Hello beautiful Souls, My message today is understanding being a fixer!
Why People Develop Fixer mentality:
The desire to "fix" people, or not wanting them to experience pain, usually comes from good intentions and mean well. Their need to step in and help often originates from their own experiences of needing help.
Although fixers are truly kind and compassionate, they also need to feel needed and, in a sense, they're fulfilling a selfish need while helping others. They get a kick out of solving problems, providing solutions, and being rescuers.
On the surface, it's hard to argue with such apparent altruism. After all, acts of kindness and compassion make the world a better place.
Stepping in to help is the right thing to do. And fixers set a great example – up to a point. Beyond that, the boundaries between helping, interfering and controlling start to blur.
The Downside of Fixer mentality:
Also, fixers could set themselves up for failure because of a single universal truth that I call Relationship Rule Number One: you can't change other people!
To be honest, often you can't even change yourself, even though you want to change and you have full control over you! Imagine how difficult it would be to fix another person. Emotions often distort our ability to act calmly.
Trying to fix others can take up a great deal of time, as well as mental, physical and emotional energy.
We're all adults who must learn to take responsibility for our own choices and actions. If you're constantly taking responsibility on behalf of another person to shield them from the consequences, there's no motivation for them to change. While you may think you're doing good, you're not helping their situation.
Fixers often find it difficult to stop wanting to improve a person. It's necessary to learn to accept people as they are, and not as you want them to be.
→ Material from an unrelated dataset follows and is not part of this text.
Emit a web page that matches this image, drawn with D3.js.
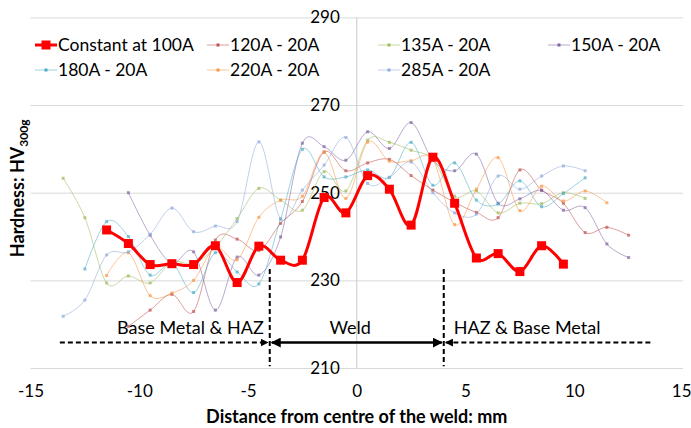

Learn to know the difference between healing and fixing. By all means help someone heal by providing a safe space, by listening mindfully, by coaching and guiding, but don't try to fix them.
Lastly, work on your healing, and help others heal from your position of wholeness rather than your position of need. The best guide to the mountain top is a person who has already climbed it. Remember often people are not looking for advice when they are distressed. They are fully aware of what they need to do, they simply are feeling unhinged and want someone to listen to them. This is healing. Once they have had a chance to vent and be heard we can offer solutions gently. Mainly what they want to hear is It's going to be OK! I am here for you!